Job: Print nothing but the lines from the start of the listing below through the line that contains "(0,0) rectangle (676,481);". Do not include the pictures.

──────────

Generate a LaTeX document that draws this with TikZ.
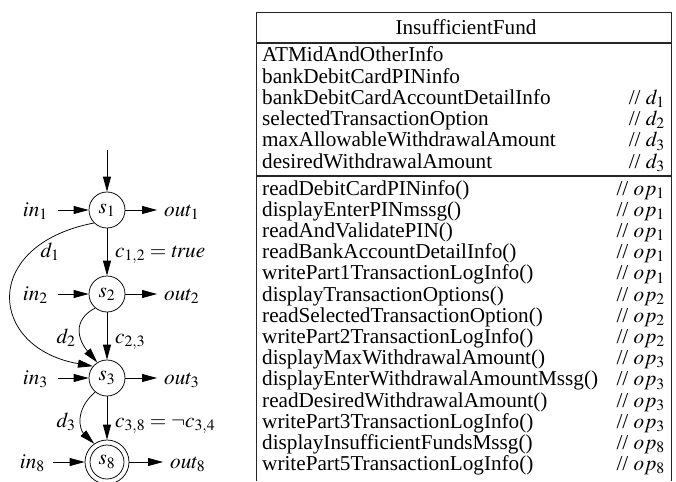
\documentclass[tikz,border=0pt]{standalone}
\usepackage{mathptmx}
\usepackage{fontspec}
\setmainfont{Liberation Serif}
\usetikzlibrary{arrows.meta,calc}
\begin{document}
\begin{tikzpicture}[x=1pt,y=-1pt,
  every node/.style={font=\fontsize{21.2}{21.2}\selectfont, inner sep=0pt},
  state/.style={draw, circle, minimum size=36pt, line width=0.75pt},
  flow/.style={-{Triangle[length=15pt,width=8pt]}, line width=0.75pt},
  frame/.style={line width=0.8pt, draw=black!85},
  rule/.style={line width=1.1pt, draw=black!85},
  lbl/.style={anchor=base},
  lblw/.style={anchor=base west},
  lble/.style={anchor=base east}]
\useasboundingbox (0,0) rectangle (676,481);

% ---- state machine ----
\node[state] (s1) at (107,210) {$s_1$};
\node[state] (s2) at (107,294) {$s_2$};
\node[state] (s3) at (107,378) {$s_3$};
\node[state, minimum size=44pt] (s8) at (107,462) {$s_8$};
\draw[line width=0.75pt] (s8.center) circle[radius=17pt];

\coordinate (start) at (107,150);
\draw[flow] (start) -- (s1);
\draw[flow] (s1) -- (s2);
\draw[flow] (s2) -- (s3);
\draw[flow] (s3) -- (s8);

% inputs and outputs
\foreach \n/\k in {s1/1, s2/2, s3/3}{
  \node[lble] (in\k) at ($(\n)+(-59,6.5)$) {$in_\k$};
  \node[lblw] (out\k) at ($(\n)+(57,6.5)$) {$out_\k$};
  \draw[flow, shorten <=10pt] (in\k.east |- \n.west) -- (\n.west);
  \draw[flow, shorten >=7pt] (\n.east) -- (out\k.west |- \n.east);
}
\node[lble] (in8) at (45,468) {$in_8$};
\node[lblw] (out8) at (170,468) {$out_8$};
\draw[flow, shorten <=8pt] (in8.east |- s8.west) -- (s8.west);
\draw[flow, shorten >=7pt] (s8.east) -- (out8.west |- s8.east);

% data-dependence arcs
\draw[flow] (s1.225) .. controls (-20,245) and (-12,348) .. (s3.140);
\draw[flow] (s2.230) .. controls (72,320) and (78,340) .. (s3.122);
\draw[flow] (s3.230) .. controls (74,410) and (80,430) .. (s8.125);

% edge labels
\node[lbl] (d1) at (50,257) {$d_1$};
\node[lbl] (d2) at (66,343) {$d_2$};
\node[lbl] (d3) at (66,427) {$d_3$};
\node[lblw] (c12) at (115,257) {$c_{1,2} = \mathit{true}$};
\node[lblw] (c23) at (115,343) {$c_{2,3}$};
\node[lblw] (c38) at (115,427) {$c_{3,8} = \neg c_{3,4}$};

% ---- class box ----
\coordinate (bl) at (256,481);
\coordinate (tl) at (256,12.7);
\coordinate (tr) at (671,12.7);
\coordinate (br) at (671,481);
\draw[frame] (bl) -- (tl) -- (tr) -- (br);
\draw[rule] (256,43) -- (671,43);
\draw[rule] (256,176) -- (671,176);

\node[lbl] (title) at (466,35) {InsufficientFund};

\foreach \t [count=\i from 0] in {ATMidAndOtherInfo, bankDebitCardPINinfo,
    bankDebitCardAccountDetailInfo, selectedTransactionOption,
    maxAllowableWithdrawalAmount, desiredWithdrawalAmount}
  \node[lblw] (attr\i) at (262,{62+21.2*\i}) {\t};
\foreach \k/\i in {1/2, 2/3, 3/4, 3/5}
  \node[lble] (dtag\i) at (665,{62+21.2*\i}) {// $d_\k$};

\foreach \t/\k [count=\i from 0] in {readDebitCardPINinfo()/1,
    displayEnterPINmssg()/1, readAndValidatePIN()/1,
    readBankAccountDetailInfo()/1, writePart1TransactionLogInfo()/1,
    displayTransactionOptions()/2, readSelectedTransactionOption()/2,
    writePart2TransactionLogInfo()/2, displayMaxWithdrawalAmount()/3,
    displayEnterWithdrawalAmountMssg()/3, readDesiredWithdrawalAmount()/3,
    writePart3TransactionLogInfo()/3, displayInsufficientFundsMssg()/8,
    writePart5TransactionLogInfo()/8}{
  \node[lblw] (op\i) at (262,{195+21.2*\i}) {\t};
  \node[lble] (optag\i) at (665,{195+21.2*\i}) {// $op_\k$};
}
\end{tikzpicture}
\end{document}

──────────

Exercise output:
Generate a LaTeX document that draws this with TikZ.
\documentclass[tikz,border=0pt]{standalone}
\usepackage{mathptmx}
\usepackage{fontspec}
\setmainfont{Liberation Serif}
\usetikzlibrary{arrows.meta,calc}
\begin{document}
\begin{tikzpicture}[x=1pt,y=-1pt,
  every node/.style={font=\fontsize{21.2}{21.2}\selectfont, inner sep=0pt},
  state/.style={draw, circle, minimum size=36pt, line width=0.75pt},
  flow/.style={-{Triangle[length=15pt,width=8pt]}, line width=0.75pt},
  frame/.style={line width=0.8pt, draw=black!85},
  rule/.style={line width=1.1pt, draw=black!85},
  lbl/.style={anchor=base},
  lblw/.style={anchor=base west},
  lble/.style={anchor=base east}]
\useasboundingbox (0,0) rectangle (676,481);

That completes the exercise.